Data shown:
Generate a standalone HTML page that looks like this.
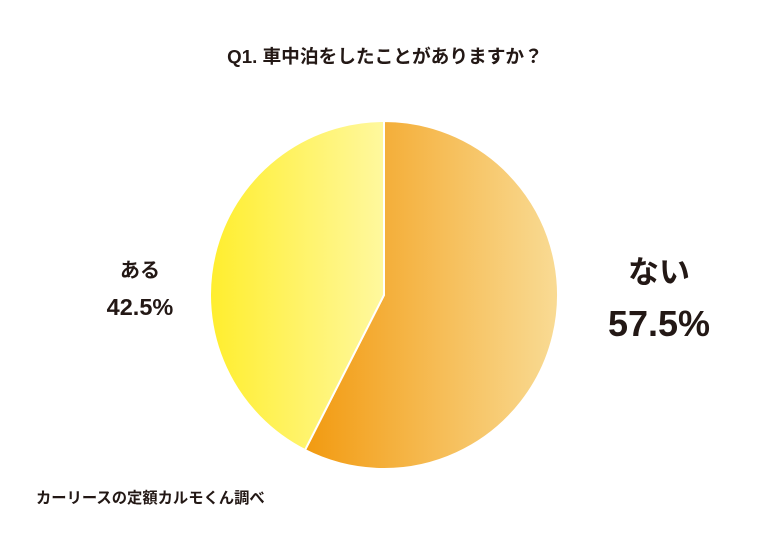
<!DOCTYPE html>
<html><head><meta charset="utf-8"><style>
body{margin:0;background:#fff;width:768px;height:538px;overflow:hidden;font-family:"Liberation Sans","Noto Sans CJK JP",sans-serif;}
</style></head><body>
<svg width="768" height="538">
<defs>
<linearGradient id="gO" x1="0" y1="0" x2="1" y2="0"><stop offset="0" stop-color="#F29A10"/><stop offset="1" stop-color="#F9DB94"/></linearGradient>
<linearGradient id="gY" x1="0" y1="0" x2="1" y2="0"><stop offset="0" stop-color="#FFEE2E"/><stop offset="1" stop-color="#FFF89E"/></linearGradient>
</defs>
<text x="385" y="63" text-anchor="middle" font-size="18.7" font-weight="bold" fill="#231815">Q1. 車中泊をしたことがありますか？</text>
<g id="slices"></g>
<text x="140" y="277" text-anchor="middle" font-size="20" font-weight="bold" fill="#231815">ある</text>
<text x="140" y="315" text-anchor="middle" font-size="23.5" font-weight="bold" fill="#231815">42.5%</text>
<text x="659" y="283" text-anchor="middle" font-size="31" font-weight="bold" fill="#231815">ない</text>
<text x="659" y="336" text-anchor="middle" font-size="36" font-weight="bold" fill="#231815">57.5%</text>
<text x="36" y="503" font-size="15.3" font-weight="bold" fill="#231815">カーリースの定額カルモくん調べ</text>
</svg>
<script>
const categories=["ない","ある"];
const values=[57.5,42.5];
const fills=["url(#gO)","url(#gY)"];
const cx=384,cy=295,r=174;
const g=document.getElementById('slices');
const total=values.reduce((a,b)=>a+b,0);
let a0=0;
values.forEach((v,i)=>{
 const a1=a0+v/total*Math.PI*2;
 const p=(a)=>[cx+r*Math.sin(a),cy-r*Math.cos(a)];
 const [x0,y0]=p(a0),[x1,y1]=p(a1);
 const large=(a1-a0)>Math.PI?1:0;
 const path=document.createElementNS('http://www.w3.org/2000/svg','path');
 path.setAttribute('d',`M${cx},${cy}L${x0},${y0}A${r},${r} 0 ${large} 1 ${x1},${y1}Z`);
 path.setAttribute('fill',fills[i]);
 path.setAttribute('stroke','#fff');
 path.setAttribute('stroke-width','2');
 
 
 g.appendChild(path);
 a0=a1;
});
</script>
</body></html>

Work to complete:
Retype the listing exactly. Pictures do not belong in the copy.

Output for this task:
Generate a standalone HTML page that looks like this.
<!DOCTYPE html>
<html><head><meta charset="utf-8"><style>
body{margin:0;background:#fff;width:768px;height:538px;overflow:hidden;font-family:"Liberation Sans","Noto Sans CJK JP",sans-serif;}
</style></head><body>
<svg width="768" height="538">
<defs>
<linearGradient id="gO" x1="0" y1="0" x2="1" y2="0"><stop offset="0" stop-color="#F29A10"/><stop offset="1" stop-color="#F9DB94"/></linearGradient>
<linearGradient id="gY" x1="0" y1="0" x2="1" y2="0"><stop offset="0" stop-color="#FFEE2E"/><stop offset="1" stop-color="#FFF89E"/></linearGradient>
</defs>
<text x="385" y="63" text-anchor="middle" font-size="18.7" font-weight="bold" fill="#231815">Q1. 車中泊をしたことがありますか？</text>
<g id="slices"></g>
<text x="140" y="277" text-anchor="middle" font-size="20" font-weight="bold" fill="#231815">ある</text>
<text x="140" y="315" text-anchor="middle" font-size="23.5" font-weight="bold" fill="#231815">42.5%</text>
<text x="659" y="283" text-anchor="middle" font-size="31" font-weight="bold" fill="#231815">ない</text>
<text x="659" y="336" text-anchor="middle" font-size="36" font-weight="bold" fill="#231815">57.5%</text>
<text x="36" y="503" font-size="15.3" font-weight="bold" fill="#231815">カーリースの定額カルモくん調べ</text>
</svg>
<script>
const categories=["ない","ある"];
const values=[57.5,42.5];
const fills=["url(#gO)","url(#gY)"];
const cx=384,cy=295,r=174;
const g=document.getElementById('slices');
const total=values.reduce((a,b)=>a+b,0);
let a0=0;
values.forEach((v,i)=>{
 const a1=a0+v/total*Math.PI*2;
 const p=(a)=>[cx+r*Math.sin(a),cy-r*Math.cos(a)];
 const [x0,y0]=p(a0),[x1,y1]=p(a1);
 const large=(a1-a0)>Math.PI?1:0;
 const path=document.createElementNS('http://www.w3.org/2000/svg','path');
 path.setAttribute('d',`M${cx},${cy}L${x0},${y0}A${r},${r} 0 ${large} 1 ${x1},${y1}Z`);
 path.setAttribute('fill',fills[i]);
 path.setAttribute('stroke','#fff');
 path.setAttribute('stroke-width','2');
 
 
 g.appendChild(path);
 a0=a1;
});
</script>
</body></html>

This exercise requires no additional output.